## Problem details
Return precisely the span of lines from the top of the material below to the line containing "ax1.text(-2.75, conc_bar /", both included. Pictures are excluded.

## Information shown
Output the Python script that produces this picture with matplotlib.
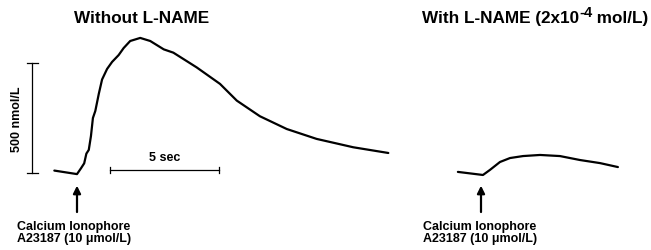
import matplotlib.pyplot as plt
from matplotlib.transforms import offset_copy

# time after ionophore (sec) and [Ca2+] rise above baseline (nmol/L)
ctrl_time = [-1.04, 0.0, 0.18, 0.33, 0.43, 0.54, 0.64, 0.73, 0.84, 1.00, 1.15, 1.38, 1.61,
             1.91, 2.14, 2.44, 2.90, 3.36, 3.98, 4.42, 5.49, 6.56, 7.33, 8.39, 9.62,
             10.99, 12.67, 14.28]
ctrl_conc = [11, -5, 21, 44, 88, 105, 168, 250, 282, 360, 425, 473, 505,
             536, 568, 600, 614, 600, 562, 547, 480, 405, 329, 258, 200,
             155, 117, 91]

lname_time = [-1.06, 0.09, 0.41, 0.87, 1.33, 1.93, 2.71, 3.62, 4.54, 5.46, 6.28]
lname_conc = [5, -9, 14, 50, 68, 77, 82, 77, 59, 45, 27]

stim_label = "Calcium Ionophore\nA23187 (10 \u03bcmol/L)"
time_bar = 5       # sec
conc_bar = 500     # nmol/L

W, H = 651, 251
PX_PER_SEC = 21.8
PX_PER_CONC = 0.22

plt.rcParams.update({"font.family": ["Liberation Sans", "DejaVu Sans"], "font.weight": "bold"})
fig = plt.figure(figsize=(W / 100, H / 100), dpi=100)


def make_axes(px_left, px_right, stim_px):
    ax = fig.add_axes([px_left / W, 0, (px_right - px_left) / W, 1])
    ax.set_xlim((px_left - stim_px) / PX_PER_SEC, (px_right - stim_px) / PX_PER_SEC)
    ax.set_ylim((174 - H) / PX_PER_CONC, 174 / PX_PER_CONC)
    ax.axis("off")
    return ax


def stimulus(ax, text_x):
    ax.annotate("", xy=(0, -45), xytext=(0, -190),
                arrowprops=dict(arrowstyle="-|>", lw=1.6, mutation_scale=11, color="black"))
    ax.text(text_x, -213, stim_label, fontsize=9, ha="left", va="top", linespacing=1.05)


def trace(ax, t, c):
    ax.plot(t, c, color="black", lw=1.6, solid_joinstyle="round", solid_capstyle="round")


ax1 = make_axes(0, 400, 77)
trace(ax1, ctrl_time, ctrl_conc)
ax1.text(2.94, 705, "Without L-NAME", fontsize=12.3, ha="center", va="center")
stimulus(ax1, -2.75)

# 500 nmol/L scale bar
bx = -2.06
ax1.plot([bx, bx], [0, conc_bar], color="black", lw=0.9)
ax1.plot([bx - 0.25, bx + 0.25], [0, 0], color="black", lw=0.9)
ax1.plot([bx - 0.25, bx + 0.25], [conc_bar, conc_bar], color="black", lw=0.9)
ax1.text(-2.75, conc_bar / 2, "500 nmol/L", rotation=90, fontsize=9, ha="center", va="center")

# 5 sec scale bar
tx, ty = 1.51, 14
ax1.plot([tx, tx + time_bar], [ty, ty], color="black", lw=0.9)
ax1.plot([tx, tx], [ty - 14, ty + 14], color="black", lw=0.9)
ax1.plot([tx + time_bar, tx + time_bar], [ty - 14, ty + 14], color="black", lw=0.9)
ax1.text(tx + time_bar / 2, 73, "5 sec", fontsize=9, ha="center", va="center")

ax2 = make_axes(400, 651, 481)
trace(ax2, lname_time, lname_conc)
stimulus(ax2, -2.65)

# right title with raised exponent, built from pieces
renderer = fig.canvas.get_renderer()
pieces = [("With L-NAME (2x10", 12.3, 0), ("-4", 10.5, 4.0), (" mol/L)", 12.3, 0)]
x0 = 422 / W
trans = fig.transFigure
for text, size, rise in pieces:
    t = fig.text(x0, 1 - 19 / H, text, fontsize=size, ha="left", va="center",
                 transform=offset_copy(trans, fig=fig, y=rise, units="points"))
    x0 += t.get_window_extent(renderer).width / W

fig.savefig("out.png", dpi=100, facecolor="white")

## Solution to this task
Output the Python script that produces this picture with matplotlib.
import matplotlib.pyplot as plt
from matplotlib.transforms import offset_copy

# time after ionophore (sec) and [Ca2+] rise above baseline (nmol/L)
ctrl_time = [-1.04, 0.0, 0.18, 0.33, 0.43, 0.54, 0.64, 0.73, 0.84, 1.00, 1.15, 1.38, 1.61,
             1.91, 2.14, 2.44, 2.90, 3.36, 3.98, 4.42, 5.49, 6.56, 7.33, 8.39, 9.62,
             10.99, 12.67, 14.28]
ctrl_conc = [11, -5, 21, 44, 88, 105, 168, 250, 282, 360, 425, 473, 505,
             536, 568, 600, 614, 600, 562, 547, 480, 405, 329, 258, 200,
             155, 117, 91]

lname_time = [-1.06, 0.09, 0.41, 0.87, 1.33, 1.93, 2.71, 3.62, 4.54, 5.46, 6.28]
lname_conc = [5, -9, 14, 50, 68, 77, 82, 77, 59, 45, 27]

stim_label = "Calcium Ionophore\nA23187 (10 \u03bcmol/L)"
time_bar = 5       # sec
conc_bar = 500     # nmol/L

W, H = 651, 251
PX_PER_SEC = 21.8
PX_PER_CONC = 0.22

plt.rcParams.update({"font.family": ["Liberation Sans", "DejaVu Sans"], "font.weight": "bold"})
fig = plt.figure(figsize=(W / 100, H / 100), dpi=100)


def make_axes(px_left, px_right, stim_px):
    ax = fig.add_axes([px_left / W, 0, (px_right - px_left) / W, 1])
    ax.set_xlim((px_left - stim_px) / PX_PER_SEC, (px_right - stim_px) / PX_PER_SEC)
    ax.set_ylim((174 - H) / PX_PER_CONC, 174 / PX_PER_CONC)
    ax.axis("off")
    return ax


def stimulus(ax, text_x):
    ax.annotate("", xy=(0, -45), xytext=(0, -190),
                arrowprops=dict(arrowstyle="-|>", lw=1.6, mutation_scale=11, color="black"))
    ax.text(text_x, -213, stim_label, fontsize=9, ha="left", va="top", linespacing=1.05)


def trace(ax, t, c):
    ax.plot(t, c, color="black", lw=1.6, solid_joinstyle="round", solid_capstyle="round")


ax1 = make_axes(0, 400, 77)
trace(ax1, ctrl_time, ctrl_conc)
ax1.text(2.94, 705, "Without L-NAME", fontsize=12.3, ha="center", va="center")
stimulus(ax1, -2.75)

# 500 nmol/L scale bar
bx = -2.06
ax1.plot([bx, bx], [0, conc_bar], color="black", lw=0.9)
ax1.plot([bx - 0.25, bx + 0.25], [0, 0], color="black", lw=0.9)
ax1.plot([bx - 0.25, bx + 0.25], [conc_bar, conc_bar], color="black", lw=0.9)
ax1.text(-2.75, conc_bar / 2, "500 nmol/L", rotation=90, fontsize=9, ha="center", va="center")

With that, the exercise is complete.